Para Alexandre de Moraes, as conversas mostram “fortes indícios” de que o pastor participa na “empreitada criminosa, de maneira dolosa e com unidade de desígnios com Jair Bolsonaro e Eduardo Bolsonaro”.
Malafaia critica Eduardo
O conteúdo das mensagens também revela desaprovação de Malafaia sobre Eduardo, que no entanto elogia outro filho do ex-presidente, o senador Flávio Bolsonaro (PR-RJ).

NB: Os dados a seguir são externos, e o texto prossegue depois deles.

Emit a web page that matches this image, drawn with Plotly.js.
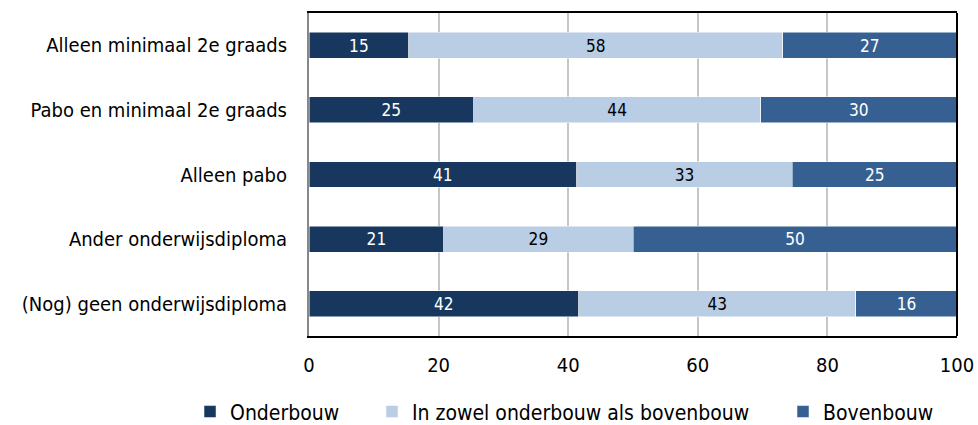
<!DOCTYPE html>
<html>
<head>
<meta charset="utf-8">
<script src="https://cdn.plot.ly/plotly-3.0.1.min.js"></script>
<style>
  html, body { margin: 0; padding: 0; background: #fff; }
  #chart { width: 978px; height: 425px; }
</style>
</head>
<body>
<div id="chart"></div>
<script>
// categories top to bottom as shown
const categories = [
  'Alleen minimaal 2e graads',
  'Pabo en minimaal 2e graads',
  'Alleen pabo',
  'Ander onderwijsdiploma',
  '(Nog) geen onderwijsdiploma'
];
const onderbouw = [15.4, 25.4, 41.3, 20.8, 41.6];
const beide = [57.7, 44.3, 33.3, 29.2, 42.8];
const bovenbouw = [26.9, 30.3, 25.4, 50.0, 15.6];

const seriesNames = ['Onderbouw', 'In zowel onderbouw als bovenbouw', 'Bovenbouw'];
const seriesColors = ['#17375e', '#b9cde5', '#376092'];
const textColors = ['#ffffff', '#000000', '#ffffff'];

const FONT = 'DejaVu Sans Condensed, DejaVu Sans, sans-serif';

// one legend per series so the entries can be spaced like the original
const legendIds = ['legend', 'legend2', 'legend3'];
const legendX = [-0.1836, 0.0972, 0.7315];

const data = [onderbouw, beide, bovenbouw].map((vals, i) => ({
  type: 'bar',
  orientation: 'h',
  name: seriesNames[i],
  legend: legendIds[i],
  x: vals,
  y: categories,
  marker: { color: seriesColors[i], line: { color: '#ffffff', width: 0.5 } },
  texttemplate: '%{x:.0f}',
  textposition: 'inside',
  insidetextanchor: 'middle',
  textangle: 0,
  insidetextfont: { family: FONT, size: 19, color: textColors[i] },
  hoverinfo: 'skip',
}));

const layout = {
  width: 978,
  height: 425,
  paper_bgcolor: '#ffffff',
  plot_bgcolor: '#ffffff',
  font: { family: FONT, size: 20, color: '#000000' },
  barmode: 'stack',
  bargap: 0.6,
  margin: { l: 309, r: 21, t: 13, b: 89, autoexpand: false },
  xaxis: {
    range: [0, 100],
    dtick: 20,
    showgrid: true,
    gridcolor: '#c6c6c6',
    gridwidth: 2,
    zeroline: false,
    showline: true,
    linecolor: '#000000',
    linewidth: 2,
    mirror: true,
    ticks: '',
    ticklabelstandoff: 10,
    tickfont: { family: FONT, size: 20, color: '#000000' },
  },
  yaxis: {
    autorange: 'reversed',
    showgrid: false,
    zeroline: false,
    showline: true,
    linecolor: '#888888',
    linewidth: 2,
    ticks: '',
    ticklabelstandoff: 16,
    tickfont: { family: FONT, size: 20, color: '#000000' },
  },
  shapes: [{
    type: 'line', xref: 'paper', yref: 'paper',
    x0: 1, x1: 1, y0: 0, y1: 1,
    line: { color: '#000000', width: 2 },
  }],
  showlegend: true,
};

legendIds.forEach((id, i) => {
  layout[id] = {
    orientation: 'h',
    x: legendX[i], xref: 'paper', xanchor: 'left',
    y: -0.235, yref: 'paper', yanchor: 'middle',
    font: { family: FONT, size: 21, color: '#000000' },
    itemwidth: 30,
    bgcolor: 'rgba(0,0,0,0)',
  };
});

Plotly.newPlot('chart', data, layout, { displayModeBar: false, staticPlot: true });
</script>
</body>
</html>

Em 11 de julho, ao comentar a forma como Eduardo havia divulgado o tarifaço contra o Brasil, Malafaia afirma a Bolsonaro que Eduardo era um “estúpido de marca maior”. Ele escreveu:
“Desculpa presidente! Esse seu filho Eduardo é um babaca, inexperiente que está dando a Lula e a esquerda o discurso nacionalista, e ao mesmo tempo te ferrando. Um estúpido de marca maior. Estou indignado! Só não faço um vídeo e arrebento com ele porque por consideração a você. Não sei se vou ter paciência de ficar calado se esse idiota falar mas alguma asneira.”
Em outra mensagem, de áudio, também de 11 de julho, Malafaia elogia Flávio por sua articulação:
“Agora, presidente, a boa. Dá parabéns ao Flávio, pôl Falou certo, cacete. Na CNN… na Globo News. ‘Eu não sou a favor da taxação, não. Mas tem que sentar pra conversar sobre anistia. Pô, tudo a carta do Trump é pra você.”
Asilo político na Argentina
Ao analisar o celular de Bolsonaro, a PF também localizou um arquivo de texto editável, sem data e sem assinatura, no qual havia uma petição endereçada ao presidente argentino, Javier Milei, na qual Bolsonaro pede asilo político.
O documento, escrito em nome de Bolsonaro, afirma que o ex-presidente é “perseguido por motivos e por delitos essencialmente políticos”.
A última modificação do documento havia sido feita em 10 de fevereiro de 2024, dois dias após Bolsonaro ter tido seu passaporte apreendido e dois dias antes de ele ter passado duas noites na embaixada da Hungria em Brasília.
Segundo a PF, “embora se trate de um único documento em formato editável, sem data e assinatura, seu teor revela que o réu planejou atos para fugir do país, com o objetivo de impedir a aplicação da lei penal”.